Hier soir, Madrid, Valence et Barcelone ont été le théâtre de manifestations contre les plans prévoyant de porter l’âge de la retraite à 67 ans. Les incidents vont s’étendre au reste du pays d’ici la fin de la semaine. En fait, les problèmes économiques de l’Espagne pourraient bien s’avérer plus insolubles encore que ceux de la Grèce. L’économie espagnole a été propulsée par une bulle de l’immobilier dans les années de prospérité, et la dépression qui a suivi a été plus grave que chez la plupart des autres membres de la zone euro, dont la Grèce. Les chiffres montrent que Madrid n’est toujours sortie de la récession, et qu’elle en paie le prix social et économique avec un chômage situé à 20 %, 35 % des jeunes se trouvant sans emploi, le taux le plus élevé de la zone euro.

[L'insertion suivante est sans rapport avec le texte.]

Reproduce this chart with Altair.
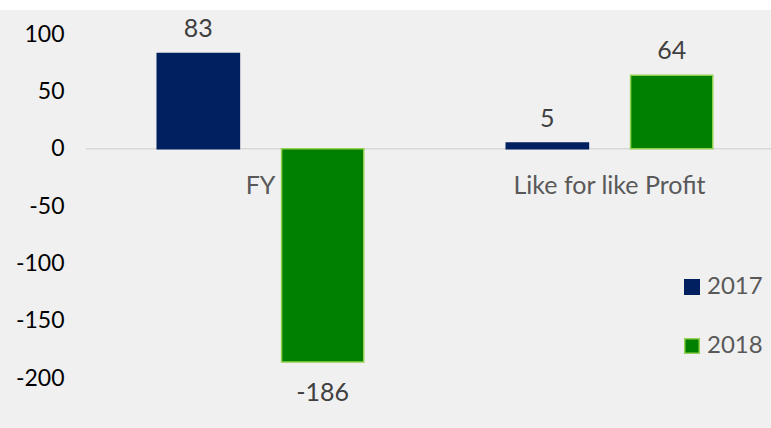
import altair as alt
import pandas as pd

categories = ["FY", "Like for like Profit"]
years = ["2017", "2018"]
values_2017 = [83, 5]
values_2018 = [-186, 64]
y_ticks = [-200, -150, -100, -50, 0, 50, 100]

rows = []
for c, v in zip(categories, values_2017):
    rows.append({"category": c, "year": "2017", "value": v})
for c, v in zip(categories, values_2018):
    rows.append({"category": c, "year": "2018", "value": v})
df = pd.DataFrame(rows)
df["label"] = df["value"].astype(str)
cat_df = pd.DataFrame({"category": categories})
zero_df = pd.DataFrame({"value": [0]})

FONT = "Lato"
W, H = 685, 344

x_enc = alt.X("category:N", scale=alt.Scale(domain=categories, range=[0, 698],
                                             paddingInner=0, paddingOuter=0), axis=None)
xo_enc = alt.XOffset("year:N", scale=alt.Scale(domain=years, paddingInner=0.339, paddingOuter=0.573))
y_scale = alt.Scale(domain=[-200, 100], nice=False, zero=False)
y_axis = alt.Axis(values=y_ticks, title=None, ticks=False, domain=False, grid=False,
                  labelFontSize=23, labelColor="#000000", labelFont=FONT,
                  labelPadding=22, zindex=2, labelExpr="'' + datum.value")
y_enc = alt.Y("value:Q", scale=y_scale, axis=y_axis)

bg = alt.Chart(pd.DataFrame({"a": [0]})).mark_rect(color="#f0f0f0").encode(
    x=alt.value(-86), x2=alt.value(W), y=alt.value(-24), y2=alt.value(H + 50)
)

zero = alt.Chart(zero_df).mark_rule(color="#d9d9d9", strokeWidth=1.5).encode(
    y=y_enc, x=alt.value(0), x2=alt.value(W)
)

bars = alt.Chart(df).mark_bar(strokeWidth=1.5).encode(
    x=x_enc, xOffset=xo_enc,
    y=y_enc,
    color=alt.Color("year:N", scale=alt.Scale(domain=years, range=["#002060", "#008000"]),
                    legend=alt.Legend(title=None, orient="none", legendX=594, legendY=241,
                                      symbolType="square", symbolSize=210, symbolStrokeWidth=1.5,
                                      labelFontSize=24, labelColor="#595959", labelFont=FONT,
                                      rowPadding=35, labelOffset=3, padding=0, zindex=2)),
    stroke=alt.Stroke("year:N", scale=alt.Scale(domain=years, range=["#002060", "#92d050"]),
                      legend=None),
)

pos_labels = alt.Chart(df).transform_filter("datum.value >= 0").mark_text(
    dy=-24, baseline="middle", fontSize=25, color="#404040", font=FONT
).encode(x=x_enc, xOffset=xo_enc, y=y_enc, text="label:N")

neg_labels = alt.Chart(df).transform_filter("datum.value < 0").mark_text(
    dy=31, baseline="middle", fontSize=25, color="#404040", font=FONT
).encode(x=x_enc, xOffset=xo_enc, y=y_enc, text="label:N")

cat_labels = alt.Chart(cat_df).mark_text(
    baseline="middle", fontSize=25, color="#595959", font=FONT
).encode(x=x_enc, y=alt.value(152), text="category:N")

chart = alt.layer(bg, zero, bars, pos_labels, neg_labels, cat_labels).resolve_scale(
    color="independent", stroke="independent"
).properties(
    width=W, height=H,
    autosize=alt.AutoSizeParams(type="none"),
    padding={"left": 86, "top": 34, "right": 0, "bottom": 50},
    background="white",
).configure_view(stroke=None)

chart.save("out.html", embed_options={"renderer": "svg", "actions": False})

Ainsi l’Irlande, la Grèce, l’Espagne et d’autres subissent ce que les économistes définissent comme une “dévaluation interne”, euphémisme qui revient en réalité à pratiquer des coupes sombres dans les salaires et les coûts et à laisser si besoin est le chômage crever le plafond. Le problème, comme le suggère entre autres le prix Nobel de l’Economie Joseph Stiglitz, c’est que ces politiques déflationnistes menacent d’aggraver la rétractation de ces économies, ce qui déclencherait une crise budgétaire encore plus grave, les revenus fiscaux s’effondrant tandis que les allocations chômages augmenteraient.